Cela impacte bien sur les indices. « Ce rythme différent de passage de grades entre les hommes et les femmes font que les écarts d’indice se creusent après vingt ans d’ancienneté. Les différences entre l’indice des enseignantes et celui des enseignants sont faibles, mais ont tendance à s’accentuer avec la progression dans la carrière . Dans le corps des professeurs des écoles, l’indice moyen des hommes est supérieur d’environ 3 % à celui des femmes pour les enseignants qui ont plus de 20 ans de carrière. Dans le second degré, pour les corps de PEPS l’écart est également plus élevé après 20 ans de carrière, avec un indice moyen des hommes supérieur de 2 % à celui des femmes, il peut atteindre 4 % pour les PEPS », nous dit le Bilan social du ministère.
Et de salaire
L’indice ne fait pas à lui seul le salaire. Il y aussi les heures supplémentaires, les missions assumées, le temps d’enseignement. Voilà trois domaines où les femmes sont désavantagées , la société faisant peser sur elles davantage les charges familiales.

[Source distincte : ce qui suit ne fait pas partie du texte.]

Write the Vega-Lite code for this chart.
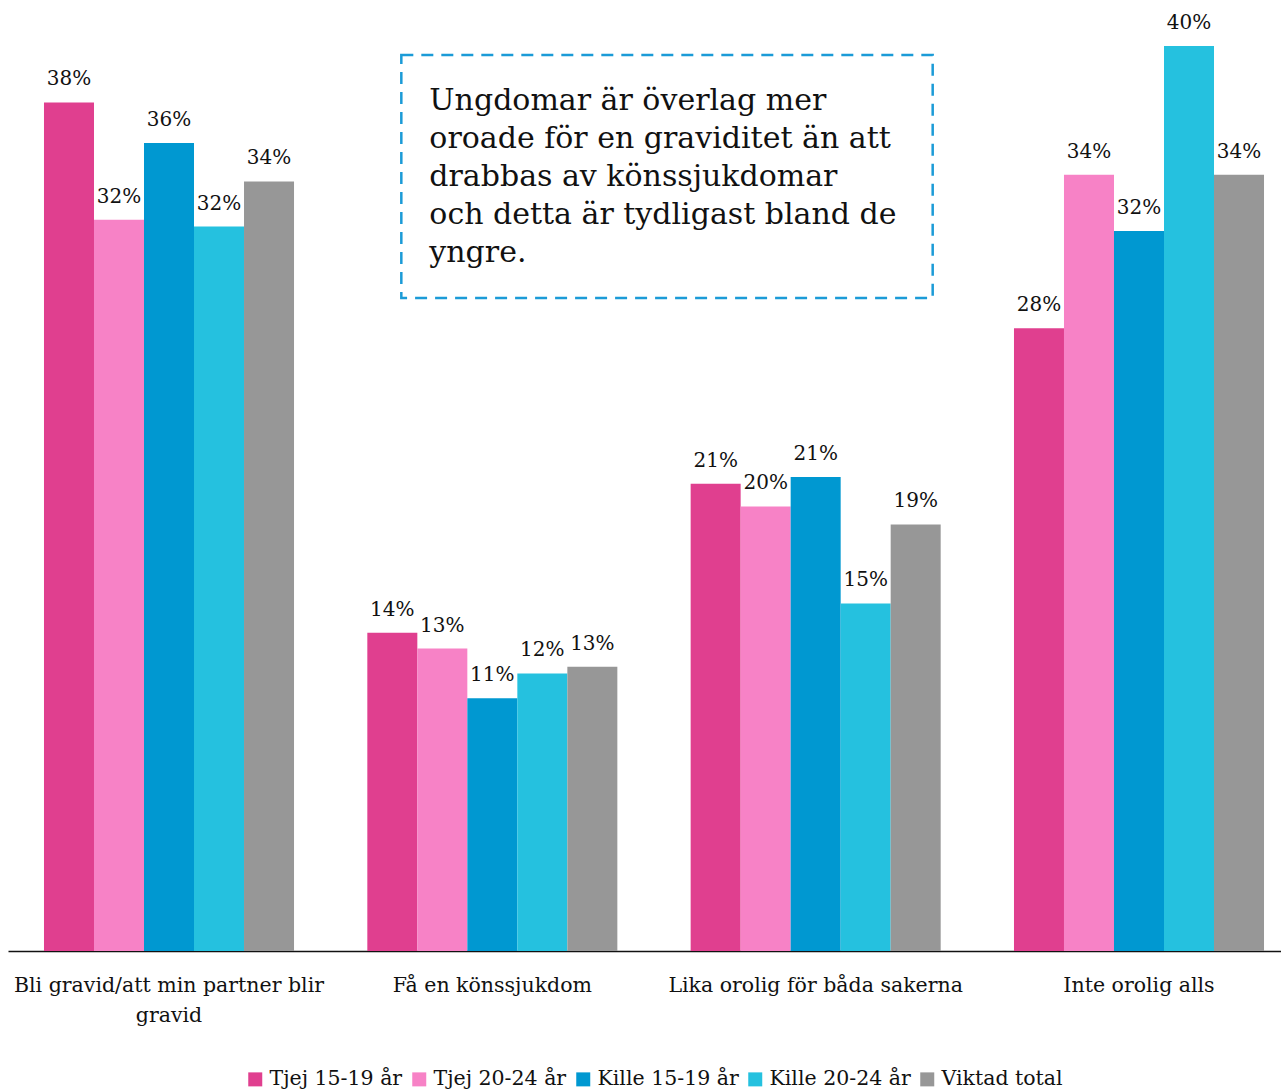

Et cela se retrouve dans le salaire avec un écart moyen de 14% aux dépens des enseignantes. « Quels que soient le corps et le secteur, les femmes enseignent davantage à temps partiel/incomplet et sont moins avancées dans leur carrière (TIB moins élevé de 3 % à 9 % selon les corps et le secteur). Le niveau et la part des primes sont également moins élevés pour les femmes. Parmi les professeurs des écoles du public, l’écart de primes est de 27 % entre femmes et hommes, en lien avec une relative surreprésentation des hommes dans les directions des écoles et sur des établissements de plus grande taille (la prime de direction étant en partie liée à la taille de l’établissement), et dans les missions de remplacement. Dans le second degré, public comme privé, les femmes perçoivent en moyenne 21 % (dans le public) à 25 % (dans le privé) de primes de moins que les hommes. Cet écart est particulièrement fort parmi les professeurs agrégés et de chaire supérieure (28 % dans le public, 30 % dans le privé). En particulier, les hommes ont une plus grande propension à effectuer des heures supplémentaires, percevant en moyenne, tous corps confondus 33 % (dans le privé) à 41 % (dans le public) de rémunérations pour heures supplémentaires de plus que les femmes. Ils exercent également davantage de fonctions rémunératrices », nous dit le Bilan social.
On peut chiffrer ces inégalités salariales. Ainsi chez les professeurs des écoles, les femmes percoivent en moyenne 2310€ net par mois quand les hommes ont 2543e. Chez les certifiés et PLP, les femmes gagnent 2632€ et les hommes 2811€. Chez les professeurs de chaire supérieure et les agrégés l’écart est plus important : 3465e et 3822€ mensuels. Ces inégalités se retrouvent chez les cadres. Chez les personnels de direction, les femmes gagnent en moyenne 4099€ et les hommes 4340. Chez les inspecteurs on trouve 4274€ et 4402€.
Une culture genrée
Même les disciplines sont genrées. La part des femmes est très variable , même en dehors de l’enseignement professionnel où les écarts sont maximums. Ainsi on ne trouve que 38% de femmes chez les professeurs de philosophie, 44% en maths et 43% en physique chimie. Par contre 83% des professeurs de langues sont des femmes, 79% des professeurs de lettres, 65% des professeurs de SVT et 69% en arts plastiques. L’inégalité des genres est ancrée dans l’identité même des enseignants.